Arquivo

Diário Interior

18 de Setembro

O correspondente do Público em Nova Iorque decidiu brindar en passant os leitores do diário com uma expressão para qualificar o referendo na Califórnia: “bizarro carnaval eleitoral”. Presumo que os adjectivos estejam de alguma forma relacionados com o facto de se plebiscitar um mandato a meio e com a miríade de candidatos que se apresentam a sufrágio. O facto do referendo estar previsto na legislação, de ter sido convocado após a apresentação de milhões de assinaturas de californianos e de ser uma consulta popular e não um golpe de estado ou um impeachment parlamentar constitui, para muita gente, uma verdadeira bizarria. Quanto à quantidade e atributos dos candidatos a novo governador (caso o actual perca o plebiscito) julgava eu ser um óptimo sinal de progresso na sempre martelada questão da aproximação entre políticos e cidadãos. Naquela eleição, a grande maioria dos candidatos a políticos são mesmo o que normalmente que designa por “cidadão comum”. Afinal, diz-nos o jornalista, é um carnaval. Isto de qualquer um se poder candidatar a cargos políticos é uma palhaçada, pelos vistos. Obrigado, Pedro Ribeiro, pela profunda lição de democracia contida em apenas três palavras.

20 de Setembro

Vejo Adeus, Lenine de Wolfgang Becker. Com um título bastante sugestivo para gente nada saudosa da Guerra Fria, o filme retrata o esforço de um rapaz de Berlim Oriental para esconder da mãe, depois de oito meses em coma, a queda do muro e o fim da RDA a que dedicara a vida. Há um olhar divertido para o socialismo alemão oriental, a sua linguagem característica, a sua organização política, os seus hábitos de consumo, etc.

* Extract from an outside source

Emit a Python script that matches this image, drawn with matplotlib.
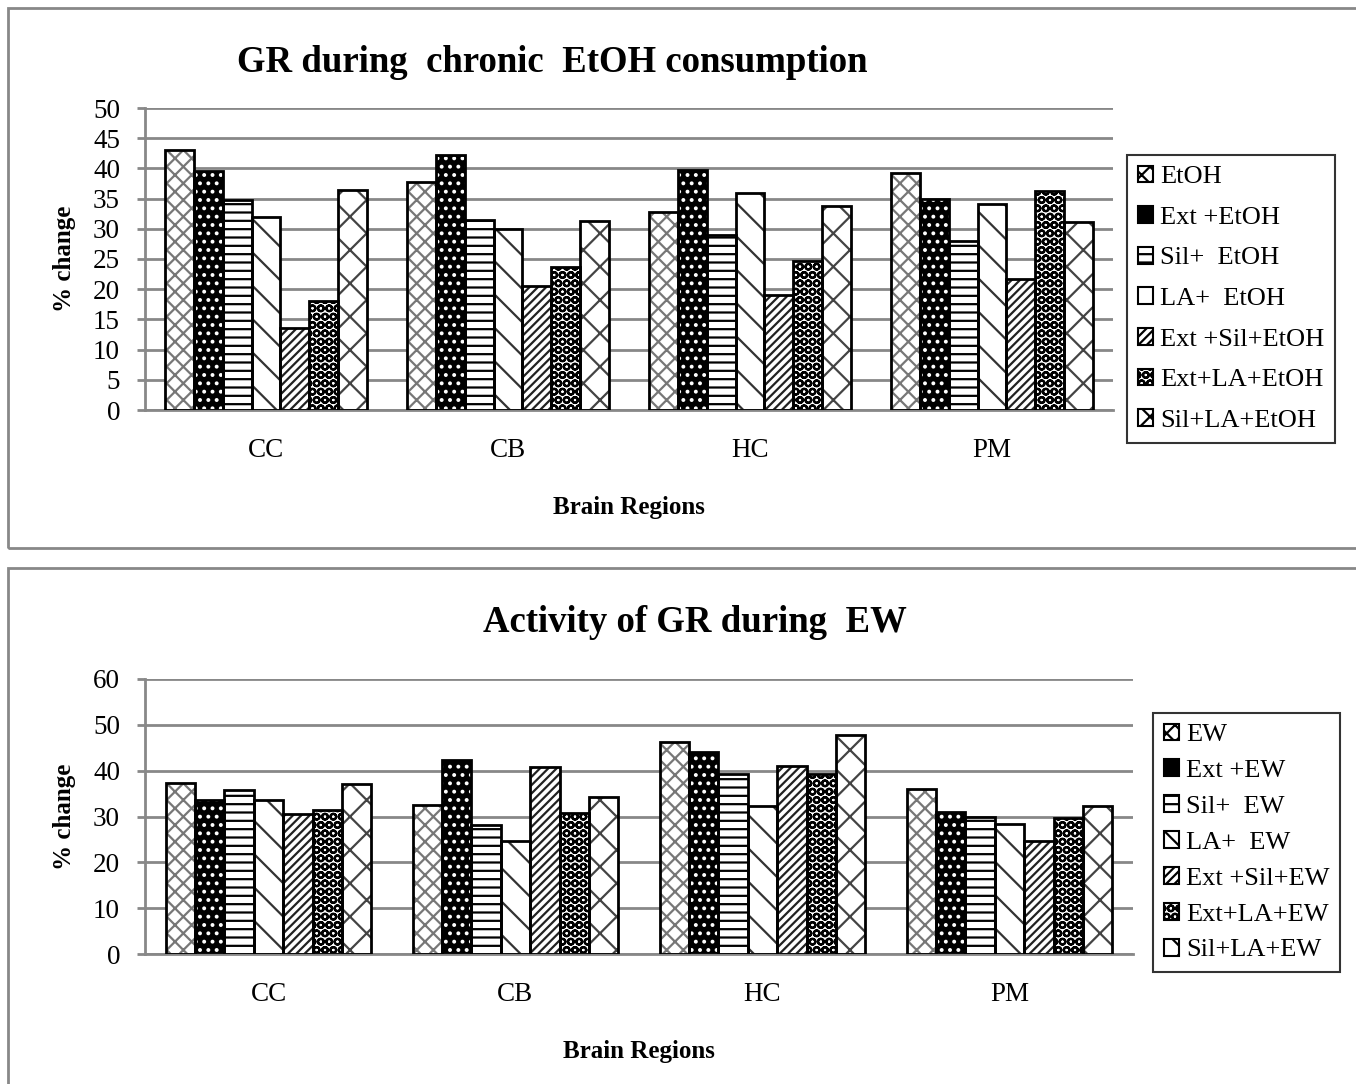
import numpy as np
import matplotlib.pyplot as plt
from matplotlib.patches import Rectangle, Patch

plt.rcParams['font.family'] = ['Liberation Serif', 'DejaVu Serif']
plt.rcParams['hatch.linewidth'] = 1.6

regions = ['CC', 'CB', 'HC', 'PM']

# top chart: chronic EtOH
etoh_labels = ['EtOH', 'Ext +EtOH', 'Sil+  EtOH', 'LA+  EtOH',
               'Ext +Sil+EtOH', 'Ext+LA+EtOH', 'Sil+LA+EtOH']
etoh_vals = [
    [43.0, 37.7, 32.8, 39.3],   # EtOH
    [39.5, 42.3, 39.8, 35.0],   # Ext +EtOH
    [34.8, 31.5, 29.0, 28.0],   # Sil+ EtOH
    [32.0, 30.0, 36.0, 34.1],   # LA+ EtOH
    [13.5, 20.5, 19.0, 21.7],   # Ext+Sil+EtOH
    [18.0, 23.7, 24.7, 36.3],   # Ext+LA+EtOH
    [36.5, 31.3, 33.7, 31.1],   # Sil+LA+EtOH
]

# bottom chart: EW
ew_labels = ['EW', 'Ext +EW', 'Sil+  EW', 'LA+  EW',
             'Ext +Sil+EW', 'Ext+LA+EW', 'Sil+LA+EW']
ew_vals = [
    [37.3, 32.5, 46.2, 35.9],
    [33.5, 42.3, 44.0, 31.0],
    [35.7, 28.2, 39.3, 30.0],
    [33.5, 24.7, 32.4, 28.4],
    [30.5, 40.7, 41.0, 24.6],
    [31.5, 30.8, 39.3, 29.7],
    [37.0, 34.3, 47.7, 32.2],
]

# style per series: (face, hatch, hatch colour)
styles = [
    ('white', 'xx', '#777777'),
    ('black', '..', 'white'),
    ('white', '--', 'black'),
    ('white', '\\', '#333333'),
    ('white', '////', '#222222'),
    ('white', 'OO', 'black'),
    ('white', 'x', '#444444'),
]

fig = plt.figure(figsize=(13.56, 10.84), dpi=100)

# panel borders
fig.patches.append(Rectangle((8/1356, 1-548/1084), 1.1, 540/1084, transform=fig.transFigure,
                             fill=False, edgecolor='#888888', lw=2))
fig.patches.append(Rectangle((8/1356, 1-1090/1084), 1.1, 522/1084, transform=fig.transFigure,
                             fill=False, edgecolor='#888888', lw=2))


def draw(ax, vals, labels, ymax, step, title, title_xy, leg_box, leg_space):
    x = np.arange(len(regions))
    n = len(vals)
    w = 0.119
    for i, v in enumerate(vals):
        face, hatch, hc = styles[i]
        pos = x + (i - (n - 1) / 2) * w
        ax.bar(pos, v, w, color=face, edgecolor=hc, hatch=hatch, lw=0, zorder=2)
        ax.bar(pos, v, w, facecolor='none', edgecolor='black', lw=2, zorder=3)
    ax.set_xlim(-0.5, len(regions) - 0.5)
    ax.set_ylim(0, ymax)
    ax.set_yticks(np.arange(0, ymax + 1, step))
    ax.yaxis.grid(True, color='#888888', lw=2)
    ax.set_axisbelow(True)
    for s in ['top', 'right']:
        ax.spines[s].set_visible(False)
    for s in ['left', 'bottom']:
        ax.spines[s].set_color('#888888')
        ax.spines[s].set_linewidth(2)
    ax.tick_params(axis='y', labelsize=19.5, color='#888888', width=2, length=6, pad=12)
    ax.tick_params(axis='x', labelsize=19.5, length=0, pad=20)
    ax.set_xticks(x)
    ax.set_xticklabels(regions)
    ax.set_xlabel('Brain Regions', fontsize=18, fontweight='bold', labelpad=24)
    ax.set_ylabel('% change', fontsize=18, fontweight='bold', labelpad=12)
    fig.text(title_xy[0], title_xy[1], title,
             ha='center', va='center', fontsize=26.5, fontweight='bold')
    handles = []
    for i in range(n):
        face, hatch, hc = styles[i]
        handles.append(Patch(facecolor=face, edgecolor='black', hatch=hatch, lw=1.5))
    leg = fig.legend(handles, labels, loc='upper left', bbox_to_anchor=leg_box,
                     fontsize=19, frameon=True, fancybox=False, edgecolor='black',
                     handlelength=0.6, handleheight=0.6, handletextpad=0.25,
                     labelspacing=leg_space, borderpad=0.4, borderaxespad=0)
    leg.get_frame().set_linewidth(1.5)


ax1 = fig.add_axes([145/1356, 1-410/1084, 968/1356, 302/1084])
draw(ax1, etoh_vals, etoh_labels, 50, 5, 'GR during  chronic  EtOH consumption',
     (552/1356, 1-62/1084), (1127/1356, 1-155/1084), 0.68)

ax2 = fig.add_axes([145/1356, 1-954/1084, 988/1356, 275/1084])
draw(ax2, ew_vals, ew_labels, 60, 10, 'Activity of GR during  EW',
     (695/1356, 1-622/1084), (1153/1356, 1-713/1084), 0.5)

fig.savefig('out.png', dpi=100)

O filme, bastante bom, remete para um sentimento actual na Alemanha de Leste, uma “ostalgia” (nostalgia do leste) em virtude da perda de algumas referências identitárias e da percepção dos sinais evidentes de crise. Num país onde as referências ao nazismo são ainda proibidas por lei, a ditadura socialista renasce sob a forma de merchandising revisionista. Nas memórias “dessa” RDA não existe a Stasi, não existe a proibição de sair do país, não existem senhas de racionamento, não existem zelosos funcionários do partido.

Os Trabant tornaram-se, como Che Guevara, ícones pop. A iconologia comunista é pretensamente ingénua, como se aquilo que representa não tivesse marcado da pior forma uma parte significativa do mundo durante mais de cinquenta anos.

21 de Setembro

O Governo estuda a hipótese de adiantar a hora para acertar os relógios com a Europa Central. Este Governo começa a demonstrar alguma incoerência. Afinal a Europa Central não é a Velha Europa? E nós não estamos no grupo da Outra Europa? Que Madrid mude mas é para o nosso fuso horário (de Lisboa e Londres) para chatear alemães e franceses.

22 de Setembro

Sou frequentemente questionado pelos horários de sono que mantenho. Não se trata de vida desregrada, mas de vivência cosmopolita. Apesar de os relógios portugueses marcarem cinco da manhã sempre que me deito e uma da tarde quando acordo, eu estou, na realidade, a reger-me pelo fuso horário de Nova Iorque. Cama por volta da meia-noite e alvorada às oito da manhã. Segundo dizem os entendidos, é o horário ideal. Tenho amigos que contestam esta tese por eu não viver na costa Leste dos EUA, o que me parece uma evidente embirração. É dizer mal por dizer mal.